■ DIRECTIONS:
Write out the listing, please, but only from its first line through the line containing "d_labels = ['12', '32', '$D$(mm)', '60']", exactly as given and without pictures.
BEGIN RECORDS PROVIDED
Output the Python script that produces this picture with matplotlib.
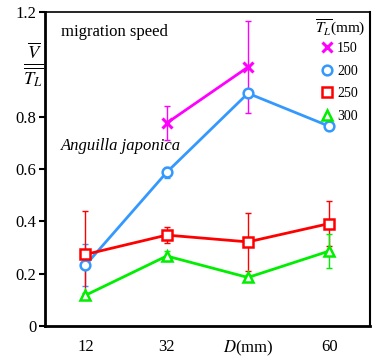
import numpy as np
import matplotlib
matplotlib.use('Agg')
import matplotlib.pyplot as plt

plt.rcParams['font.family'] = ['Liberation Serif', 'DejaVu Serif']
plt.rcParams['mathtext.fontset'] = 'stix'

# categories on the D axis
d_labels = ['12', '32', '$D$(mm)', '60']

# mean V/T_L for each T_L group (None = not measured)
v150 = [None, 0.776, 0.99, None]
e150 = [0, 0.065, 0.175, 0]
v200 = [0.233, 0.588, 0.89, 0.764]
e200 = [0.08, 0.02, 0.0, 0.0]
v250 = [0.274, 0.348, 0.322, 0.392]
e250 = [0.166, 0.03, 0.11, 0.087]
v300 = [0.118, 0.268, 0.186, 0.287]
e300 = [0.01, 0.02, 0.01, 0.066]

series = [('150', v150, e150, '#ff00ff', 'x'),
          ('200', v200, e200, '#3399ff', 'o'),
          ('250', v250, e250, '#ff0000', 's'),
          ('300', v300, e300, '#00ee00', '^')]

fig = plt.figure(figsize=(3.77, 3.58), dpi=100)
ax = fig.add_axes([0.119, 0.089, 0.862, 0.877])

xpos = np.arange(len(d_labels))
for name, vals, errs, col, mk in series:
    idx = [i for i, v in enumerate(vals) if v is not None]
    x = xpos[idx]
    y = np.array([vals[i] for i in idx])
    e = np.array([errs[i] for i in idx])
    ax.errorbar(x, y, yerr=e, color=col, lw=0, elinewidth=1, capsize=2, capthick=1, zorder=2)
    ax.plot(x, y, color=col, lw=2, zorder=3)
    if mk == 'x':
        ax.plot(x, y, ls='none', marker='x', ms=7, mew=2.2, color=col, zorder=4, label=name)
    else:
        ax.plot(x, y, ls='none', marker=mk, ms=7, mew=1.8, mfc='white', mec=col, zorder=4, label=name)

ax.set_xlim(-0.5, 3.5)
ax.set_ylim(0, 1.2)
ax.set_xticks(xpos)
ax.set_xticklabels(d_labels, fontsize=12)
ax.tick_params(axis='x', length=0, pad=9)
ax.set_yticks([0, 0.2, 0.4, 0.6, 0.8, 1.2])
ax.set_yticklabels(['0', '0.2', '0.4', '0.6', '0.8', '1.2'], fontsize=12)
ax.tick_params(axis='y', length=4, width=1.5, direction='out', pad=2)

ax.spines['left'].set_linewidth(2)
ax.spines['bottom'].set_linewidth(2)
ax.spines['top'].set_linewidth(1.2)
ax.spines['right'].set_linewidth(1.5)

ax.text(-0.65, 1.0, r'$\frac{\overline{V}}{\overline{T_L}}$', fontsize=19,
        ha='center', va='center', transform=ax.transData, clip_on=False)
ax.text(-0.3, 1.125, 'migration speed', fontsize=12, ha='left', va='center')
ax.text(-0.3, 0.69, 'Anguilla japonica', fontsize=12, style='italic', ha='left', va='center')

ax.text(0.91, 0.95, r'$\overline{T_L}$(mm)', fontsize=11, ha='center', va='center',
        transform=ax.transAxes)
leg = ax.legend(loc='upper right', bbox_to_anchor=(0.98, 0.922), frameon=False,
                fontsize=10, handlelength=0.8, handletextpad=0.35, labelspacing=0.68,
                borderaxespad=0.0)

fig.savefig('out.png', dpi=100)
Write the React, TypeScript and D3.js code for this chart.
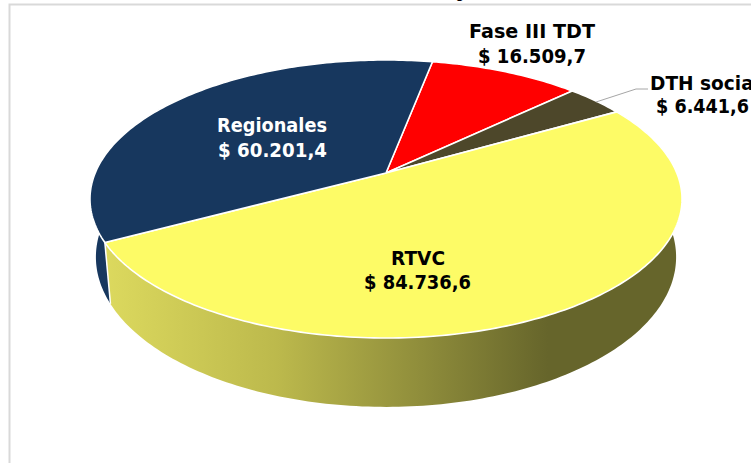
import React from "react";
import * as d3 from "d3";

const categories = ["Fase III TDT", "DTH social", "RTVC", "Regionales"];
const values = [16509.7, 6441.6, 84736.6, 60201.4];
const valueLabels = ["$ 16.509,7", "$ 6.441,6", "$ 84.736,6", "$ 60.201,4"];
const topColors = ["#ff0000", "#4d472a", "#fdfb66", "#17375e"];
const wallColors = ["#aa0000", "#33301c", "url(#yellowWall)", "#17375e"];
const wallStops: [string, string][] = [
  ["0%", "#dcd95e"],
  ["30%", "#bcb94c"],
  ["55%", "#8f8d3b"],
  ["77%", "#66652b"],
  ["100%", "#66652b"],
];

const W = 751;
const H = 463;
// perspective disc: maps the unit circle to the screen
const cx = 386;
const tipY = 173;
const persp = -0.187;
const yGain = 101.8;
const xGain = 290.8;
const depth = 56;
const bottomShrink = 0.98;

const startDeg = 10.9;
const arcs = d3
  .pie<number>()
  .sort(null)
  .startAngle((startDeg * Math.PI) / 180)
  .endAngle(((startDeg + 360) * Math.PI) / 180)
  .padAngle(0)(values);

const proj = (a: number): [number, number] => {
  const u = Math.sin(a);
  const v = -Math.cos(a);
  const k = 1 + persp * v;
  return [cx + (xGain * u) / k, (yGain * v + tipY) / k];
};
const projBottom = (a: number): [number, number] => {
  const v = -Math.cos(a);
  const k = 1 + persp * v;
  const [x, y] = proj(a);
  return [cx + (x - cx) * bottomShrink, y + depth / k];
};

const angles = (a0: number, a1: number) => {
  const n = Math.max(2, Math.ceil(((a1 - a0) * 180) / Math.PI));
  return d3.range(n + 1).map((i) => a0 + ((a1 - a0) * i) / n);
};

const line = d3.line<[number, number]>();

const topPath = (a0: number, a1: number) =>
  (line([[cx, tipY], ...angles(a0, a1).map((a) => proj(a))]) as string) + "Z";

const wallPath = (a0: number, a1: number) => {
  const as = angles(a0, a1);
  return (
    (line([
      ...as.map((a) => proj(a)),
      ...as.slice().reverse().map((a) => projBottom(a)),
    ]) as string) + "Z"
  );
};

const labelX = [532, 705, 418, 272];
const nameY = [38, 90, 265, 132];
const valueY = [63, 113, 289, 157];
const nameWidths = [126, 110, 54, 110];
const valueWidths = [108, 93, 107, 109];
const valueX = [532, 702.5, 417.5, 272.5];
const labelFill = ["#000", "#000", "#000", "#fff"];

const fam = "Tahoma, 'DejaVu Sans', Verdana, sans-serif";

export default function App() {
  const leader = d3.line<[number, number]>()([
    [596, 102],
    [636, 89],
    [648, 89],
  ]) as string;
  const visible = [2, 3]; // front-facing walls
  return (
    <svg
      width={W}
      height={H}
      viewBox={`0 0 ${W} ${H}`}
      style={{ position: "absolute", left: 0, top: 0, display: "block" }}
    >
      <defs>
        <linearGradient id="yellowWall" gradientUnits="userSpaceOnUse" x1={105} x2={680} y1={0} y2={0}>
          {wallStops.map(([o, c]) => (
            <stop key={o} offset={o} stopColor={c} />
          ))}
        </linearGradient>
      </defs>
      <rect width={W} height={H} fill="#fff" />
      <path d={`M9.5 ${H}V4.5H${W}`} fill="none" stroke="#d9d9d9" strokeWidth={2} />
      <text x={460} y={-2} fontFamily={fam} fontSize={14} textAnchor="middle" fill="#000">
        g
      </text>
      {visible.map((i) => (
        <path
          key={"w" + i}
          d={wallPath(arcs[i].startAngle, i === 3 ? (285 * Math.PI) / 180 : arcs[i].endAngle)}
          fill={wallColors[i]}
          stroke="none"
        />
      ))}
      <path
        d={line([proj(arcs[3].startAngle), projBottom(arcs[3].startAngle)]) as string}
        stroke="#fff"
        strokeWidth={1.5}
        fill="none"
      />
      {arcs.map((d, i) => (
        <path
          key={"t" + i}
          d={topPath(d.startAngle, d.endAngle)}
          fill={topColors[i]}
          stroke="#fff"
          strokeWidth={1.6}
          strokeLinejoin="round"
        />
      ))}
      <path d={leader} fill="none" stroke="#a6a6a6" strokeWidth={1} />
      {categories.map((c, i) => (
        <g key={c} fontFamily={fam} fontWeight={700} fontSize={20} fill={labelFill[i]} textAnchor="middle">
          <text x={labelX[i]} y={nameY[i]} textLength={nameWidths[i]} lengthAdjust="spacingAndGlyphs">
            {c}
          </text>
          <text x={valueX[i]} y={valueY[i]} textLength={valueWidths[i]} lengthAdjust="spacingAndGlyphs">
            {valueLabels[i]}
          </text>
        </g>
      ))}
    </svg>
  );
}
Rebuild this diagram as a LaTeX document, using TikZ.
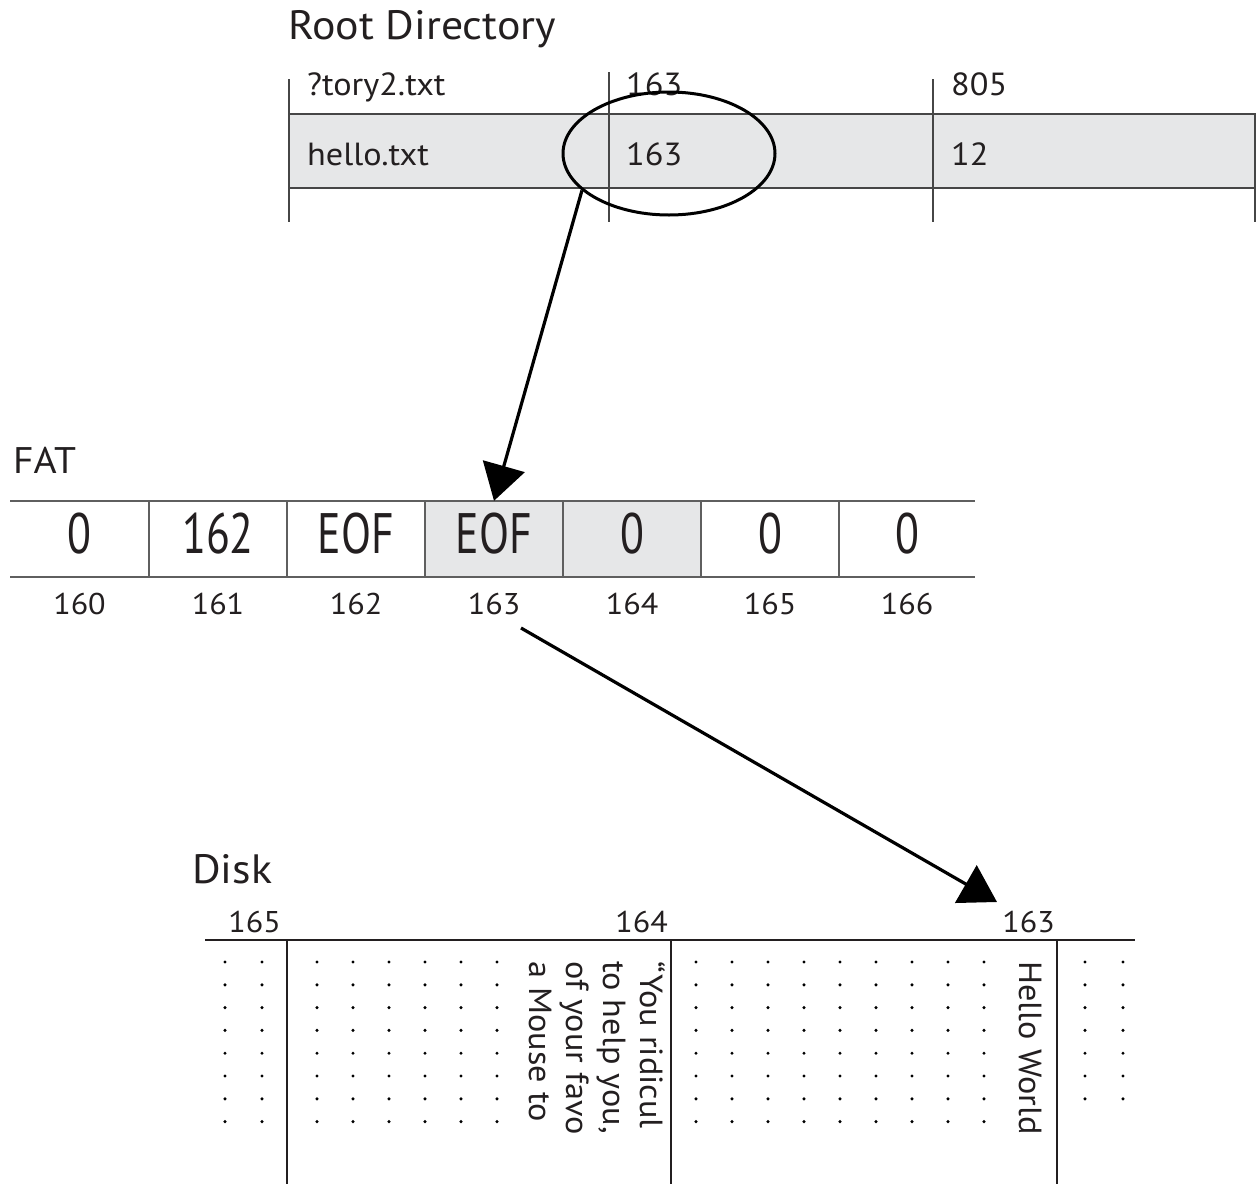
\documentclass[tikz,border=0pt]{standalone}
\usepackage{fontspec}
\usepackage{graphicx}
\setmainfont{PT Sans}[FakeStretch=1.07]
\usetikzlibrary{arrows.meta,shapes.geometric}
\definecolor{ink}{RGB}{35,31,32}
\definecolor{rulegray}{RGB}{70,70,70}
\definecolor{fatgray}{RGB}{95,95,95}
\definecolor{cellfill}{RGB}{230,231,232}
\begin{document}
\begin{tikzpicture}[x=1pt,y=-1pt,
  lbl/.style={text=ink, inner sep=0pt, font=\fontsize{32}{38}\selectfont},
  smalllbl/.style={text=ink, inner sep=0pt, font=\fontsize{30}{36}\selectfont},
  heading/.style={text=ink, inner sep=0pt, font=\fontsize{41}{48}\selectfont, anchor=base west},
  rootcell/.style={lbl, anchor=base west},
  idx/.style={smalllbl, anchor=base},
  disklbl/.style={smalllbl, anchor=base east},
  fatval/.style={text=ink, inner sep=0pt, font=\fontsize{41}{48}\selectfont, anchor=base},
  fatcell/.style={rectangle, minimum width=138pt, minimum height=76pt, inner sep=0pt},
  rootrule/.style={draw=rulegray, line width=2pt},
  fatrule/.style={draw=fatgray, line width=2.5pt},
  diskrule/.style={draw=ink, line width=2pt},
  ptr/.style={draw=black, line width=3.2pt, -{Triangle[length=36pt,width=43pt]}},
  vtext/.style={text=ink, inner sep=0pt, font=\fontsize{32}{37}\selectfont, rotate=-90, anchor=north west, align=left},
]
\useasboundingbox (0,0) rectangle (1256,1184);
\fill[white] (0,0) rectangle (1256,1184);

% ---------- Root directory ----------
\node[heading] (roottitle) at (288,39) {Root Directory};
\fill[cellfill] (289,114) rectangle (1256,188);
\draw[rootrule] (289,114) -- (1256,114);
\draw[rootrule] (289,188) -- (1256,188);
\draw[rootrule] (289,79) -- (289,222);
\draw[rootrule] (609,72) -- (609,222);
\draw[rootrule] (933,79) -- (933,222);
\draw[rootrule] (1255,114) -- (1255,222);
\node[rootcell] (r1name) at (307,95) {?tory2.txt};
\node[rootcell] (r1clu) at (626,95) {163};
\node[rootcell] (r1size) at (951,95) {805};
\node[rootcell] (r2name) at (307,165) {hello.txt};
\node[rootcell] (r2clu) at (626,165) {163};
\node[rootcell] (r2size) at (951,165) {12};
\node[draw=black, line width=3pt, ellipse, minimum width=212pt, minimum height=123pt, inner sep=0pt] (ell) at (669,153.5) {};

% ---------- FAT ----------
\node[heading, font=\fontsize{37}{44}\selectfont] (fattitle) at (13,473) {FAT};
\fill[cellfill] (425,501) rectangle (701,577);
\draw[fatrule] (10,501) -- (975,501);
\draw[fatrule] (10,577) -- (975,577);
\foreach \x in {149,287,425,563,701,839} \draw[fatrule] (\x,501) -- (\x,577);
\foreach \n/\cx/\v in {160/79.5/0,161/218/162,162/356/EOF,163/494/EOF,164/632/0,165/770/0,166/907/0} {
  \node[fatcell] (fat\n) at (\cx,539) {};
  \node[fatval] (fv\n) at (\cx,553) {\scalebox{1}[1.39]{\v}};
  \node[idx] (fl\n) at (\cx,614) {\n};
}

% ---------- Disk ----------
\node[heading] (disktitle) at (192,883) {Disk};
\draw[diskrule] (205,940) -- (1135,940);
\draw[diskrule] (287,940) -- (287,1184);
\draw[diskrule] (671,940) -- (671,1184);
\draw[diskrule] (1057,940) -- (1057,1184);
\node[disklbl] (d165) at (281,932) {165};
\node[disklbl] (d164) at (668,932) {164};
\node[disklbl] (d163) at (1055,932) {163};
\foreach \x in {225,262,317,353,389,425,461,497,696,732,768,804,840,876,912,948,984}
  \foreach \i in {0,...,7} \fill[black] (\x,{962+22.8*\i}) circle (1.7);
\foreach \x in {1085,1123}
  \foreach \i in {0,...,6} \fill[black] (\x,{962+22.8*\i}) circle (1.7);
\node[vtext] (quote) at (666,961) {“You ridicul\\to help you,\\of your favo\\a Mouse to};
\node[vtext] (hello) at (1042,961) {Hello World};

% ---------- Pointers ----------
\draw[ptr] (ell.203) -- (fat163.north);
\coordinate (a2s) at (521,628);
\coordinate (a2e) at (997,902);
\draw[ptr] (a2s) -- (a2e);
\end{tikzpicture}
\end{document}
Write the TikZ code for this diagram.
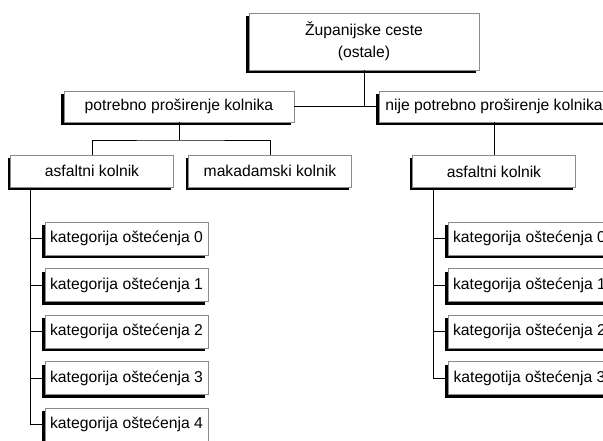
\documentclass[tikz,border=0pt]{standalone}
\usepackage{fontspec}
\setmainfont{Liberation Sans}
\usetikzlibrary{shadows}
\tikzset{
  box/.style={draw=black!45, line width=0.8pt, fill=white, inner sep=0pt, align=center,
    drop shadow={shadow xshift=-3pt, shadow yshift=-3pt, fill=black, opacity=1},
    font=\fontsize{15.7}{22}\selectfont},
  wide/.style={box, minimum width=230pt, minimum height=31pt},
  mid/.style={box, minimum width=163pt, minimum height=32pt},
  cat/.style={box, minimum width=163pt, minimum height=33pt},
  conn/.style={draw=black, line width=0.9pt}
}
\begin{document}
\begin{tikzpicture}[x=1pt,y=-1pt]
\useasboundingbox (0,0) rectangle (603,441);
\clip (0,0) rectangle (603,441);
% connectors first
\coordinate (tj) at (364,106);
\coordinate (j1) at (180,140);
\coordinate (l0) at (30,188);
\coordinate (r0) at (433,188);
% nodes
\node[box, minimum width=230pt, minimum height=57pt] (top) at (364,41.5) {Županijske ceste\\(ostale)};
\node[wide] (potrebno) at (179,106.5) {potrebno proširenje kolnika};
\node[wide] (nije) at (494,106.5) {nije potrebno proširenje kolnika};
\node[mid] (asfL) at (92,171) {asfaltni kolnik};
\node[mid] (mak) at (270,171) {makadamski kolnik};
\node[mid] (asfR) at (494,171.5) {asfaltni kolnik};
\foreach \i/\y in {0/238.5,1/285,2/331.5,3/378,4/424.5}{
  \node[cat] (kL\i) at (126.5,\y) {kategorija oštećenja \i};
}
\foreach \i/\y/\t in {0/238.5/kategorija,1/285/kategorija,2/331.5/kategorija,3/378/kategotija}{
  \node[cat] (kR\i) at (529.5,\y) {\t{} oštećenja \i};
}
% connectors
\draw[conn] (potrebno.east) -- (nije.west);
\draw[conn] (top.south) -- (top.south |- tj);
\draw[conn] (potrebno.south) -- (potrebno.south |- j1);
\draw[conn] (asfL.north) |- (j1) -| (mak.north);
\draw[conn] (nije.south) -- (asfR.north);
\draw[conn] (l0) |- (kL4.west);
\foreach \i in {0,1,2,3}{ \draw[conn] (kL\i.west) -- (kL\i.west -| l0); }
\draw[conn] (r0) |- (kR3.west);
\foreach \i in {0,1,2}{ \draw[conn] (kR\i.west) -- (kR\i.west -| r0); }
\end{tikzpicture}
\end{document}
END RECORDS PROVIDED
■ SOLUTION TO THIS TASK:
Output the Python script that produces this picture with matplotlib.
import numpy as np
import matplotlib
matplotlib.use('Agg')
import matplotlib.pyplot as plt

plt.rcParams['font.family'] = ['Liberation Serif', 'DejaVu Serif']
plt.rcParams['mathtext.fontset'] = 'stix'

# categories on the D axis
d_labels = ['12', '32', '$D$(mm)', '60']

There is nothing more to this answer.